YOUR GOAL:
Images excluded, repeat each entry below exactly.

EXTRACTED MATERIAL:

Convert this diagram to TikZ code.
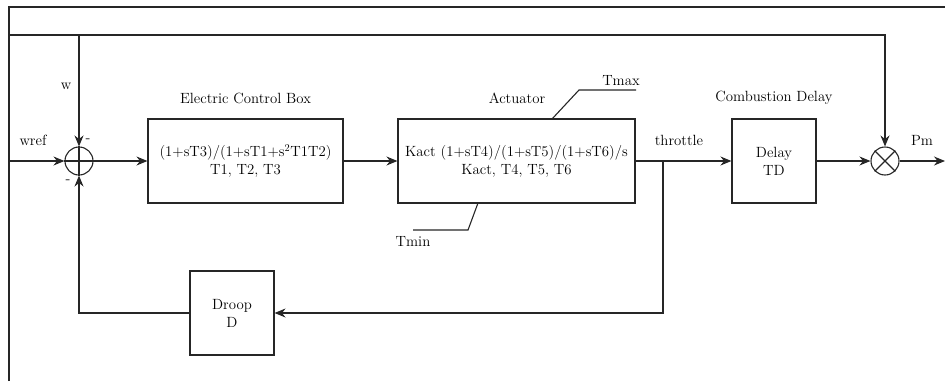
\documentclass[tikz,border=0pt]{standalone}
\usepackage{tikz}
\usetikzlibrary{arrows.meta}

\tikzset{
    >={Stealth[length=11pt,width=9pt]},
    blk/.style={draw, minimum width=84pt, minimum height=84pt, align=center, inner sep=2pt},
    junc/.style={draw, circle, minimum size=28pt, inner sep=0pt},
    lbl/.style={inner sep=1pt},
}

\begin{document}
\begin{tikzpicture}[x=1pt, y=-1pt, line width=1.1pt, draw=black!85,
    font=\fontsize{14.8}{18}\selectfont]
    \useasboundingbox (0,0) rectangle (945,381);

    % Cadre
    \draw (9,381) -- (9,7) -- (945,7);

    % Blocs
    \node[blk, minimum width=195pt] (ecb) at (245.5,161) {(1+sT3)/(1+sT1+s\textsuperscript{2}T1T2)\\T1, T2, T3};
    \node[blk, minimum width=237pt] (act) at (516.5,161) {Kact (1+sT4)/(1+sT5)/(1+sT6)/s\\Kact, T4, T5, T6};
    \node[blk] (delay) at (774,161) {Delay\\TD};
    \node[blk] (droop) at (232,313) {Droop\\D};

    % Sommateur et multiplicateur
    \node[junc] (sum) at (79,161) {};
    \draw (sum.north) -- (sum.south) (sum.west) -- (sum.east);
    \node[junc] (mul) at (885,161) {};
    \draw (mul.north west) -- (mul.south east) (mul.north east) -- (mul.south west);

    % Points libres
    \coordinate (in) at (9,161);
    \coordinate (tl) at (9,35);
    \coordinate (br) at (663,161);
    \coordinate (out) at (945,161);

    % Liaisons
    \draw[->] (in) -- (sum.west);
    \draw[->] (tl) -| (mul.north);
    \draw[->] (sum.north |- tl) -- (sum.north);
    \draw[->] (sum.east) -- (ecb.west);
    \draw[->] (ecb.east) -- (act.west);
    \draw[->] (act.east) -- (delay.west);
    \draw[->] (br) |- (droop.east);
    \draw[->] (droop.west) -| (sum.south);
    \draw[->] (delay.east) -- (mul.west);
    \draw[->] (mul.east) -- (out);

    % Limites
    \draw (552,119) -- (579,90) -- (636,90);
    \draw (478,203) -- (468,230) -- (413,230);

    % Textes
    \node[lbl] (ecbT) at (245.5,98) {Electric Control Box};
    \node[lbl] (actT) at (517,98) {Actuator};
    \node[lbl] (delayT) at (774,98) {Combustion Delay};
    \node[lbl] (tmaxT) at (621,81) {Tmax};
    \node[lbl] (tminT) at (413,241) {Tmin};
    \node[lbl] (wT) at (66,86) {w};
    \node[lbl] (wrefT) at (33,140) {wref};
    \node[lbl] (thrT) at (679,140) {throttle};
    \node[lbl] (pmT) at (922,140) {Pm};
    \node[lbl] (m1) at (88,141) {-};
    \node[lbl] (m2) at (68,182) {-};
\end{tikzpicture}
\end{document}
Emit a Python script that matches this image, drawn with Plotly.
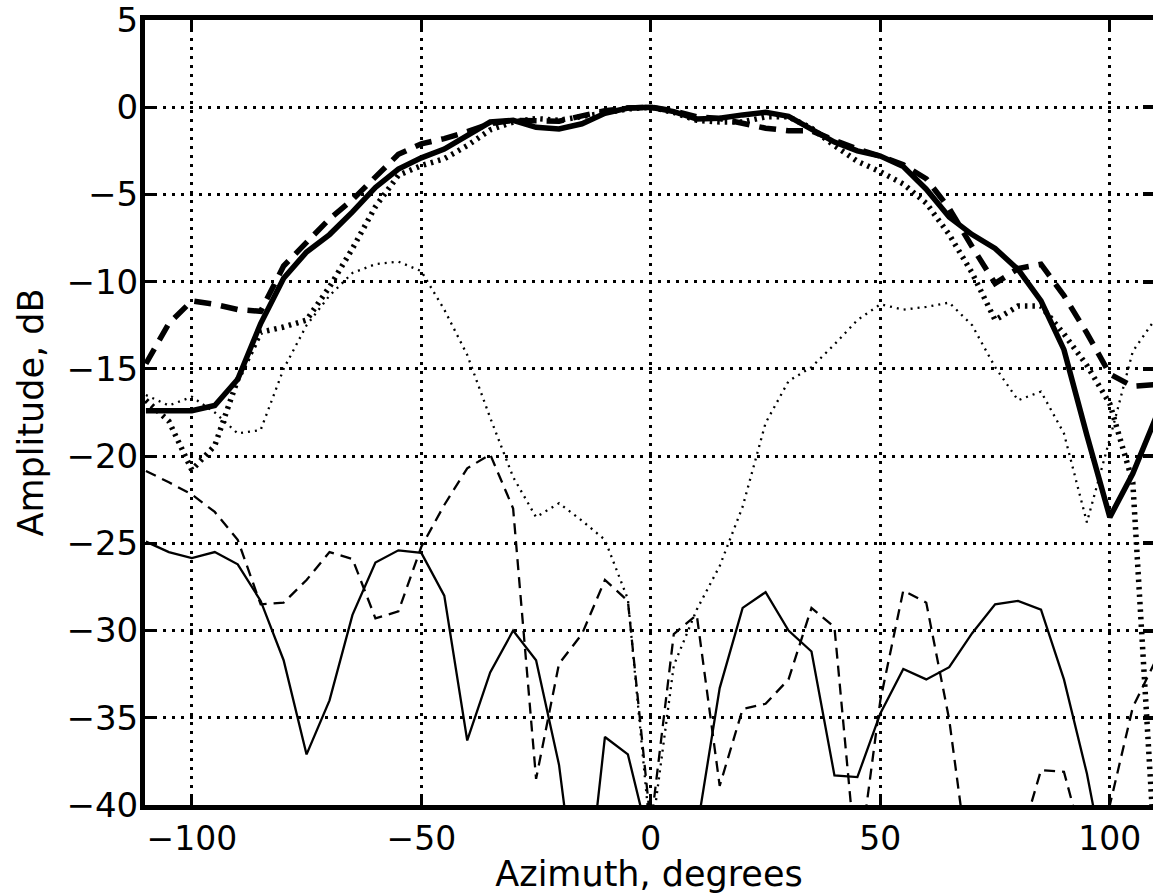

FINAL RESULT:
Convert this diagram to TikZ code.
\documentclass[tikz,border=0pt]{standalone}
\usepackage{tikz}
\usetikzlibrary{arrows.meta}

\tikzset{
    >={Stealth[length=11pt,width=9pt]},
    blk/.style={draw, minimum width=84pt, minimum height=84pt, align=center, inner sep=2pt},
    junc/.style={draw, circle, minimum size=28pt, inner sep=0pt},
    lbl/.style={inner sep=1pt},
}

\begin{document}
\begin{tikzpicture}[x=1pt, y=-1pt, line width=1.1pt, draw=black!85,
    font=\fontsize{14.8}{18}\selectfont]
    \useasboundingbox (0,0) rectangle (945,381);

    % Cadre
    \draw (9,381) -- (9,7) -- (945,7);

    % Blocs
    \node[blk, minimum width=195pt] (ecb) at (245.5,161) {(1+sT3)/(1+sT1+s\textsuperscript{2}T1T2)\\T1, T2, T3};
    \node[blk, minimum width=237pt] (act) at (516.5,161) {Kact (1+sT4)/(1+sT5)/(1+sT6)/s\\Kact, T4, T5, T6};
    \node[blk] (delay) at (774,161) {Delay\\TD};
    \node[blk] (droop) at (232,313) {Droop\\D};

    % Sommateur et multiplicateur
    \node[junc] (sum) at (79,161) {};
    \draw (sum.north) -- (sum.south) (sum.west) -- (sum.east);
    \node[junc] (mul) at (885,161) {};
    \draw (mul.north west) -- (mul.south east) (mul.north east) -- (mul.south west);

    % Points libres
    \coordinate (in) at (9,161);
    \coordinate (tl) at (9,35);
    \coordinate (br) at (663,161);
    \coordinate (out) at (945,161);

    % Liaisons
    \draw[->] (in) -- (sum.west);
    \draw[->] (tl) -| (mul.north);
    \draw[->] (sum.north |- tl) -- (sum.north);
    \draw[->] (sum.east) -- (ecb.west);
    \draw[->] (ecb.east) -- (act.west);
    \draw[->] (act.east) -- (delay.west);
    \draw[->] (br) |- (droop.east);
    \draw[->] (droop.west) -| (sum.south);
    \draw[->] (delay.east) -- (mul.west);
    \draw[->] (mul.east) -- (out);

    % Limites
    \draw (552,119) -- (579,90) -- (636,90);
    \draw (478,203) -- (468,230) -- (413,230);

    % Textes
    \node[lbl] (ecbT) at (245.5,98) {Electric Control Box};
    \node[lbl] (actT) at (517,98) {Actuator};
    \node[lbl] (delayT) at (774,98) {Combustion Delay};
    \node[lbl] (tmaxT) at (621,81) {Tmax};
    \node[lbl] (tminT) at (413,241) {Tmin};
    \node[lbl] (wT) at (66,86) {w};
    \node[lbl] (wrefT) at (33,140) {wref};
    \node[lbl] (thrT) at (679,140) {throttle};
    \node[lbl] (pmT) at (922,140) {Pm};
    \node[lbl] (m1) at (88,141) {-};
    \node[lbl] (m2) at (68,182) {-};
\end{tikzpicture}
\end{document}
Emit a Python script that matches this image, drawn with Plotly.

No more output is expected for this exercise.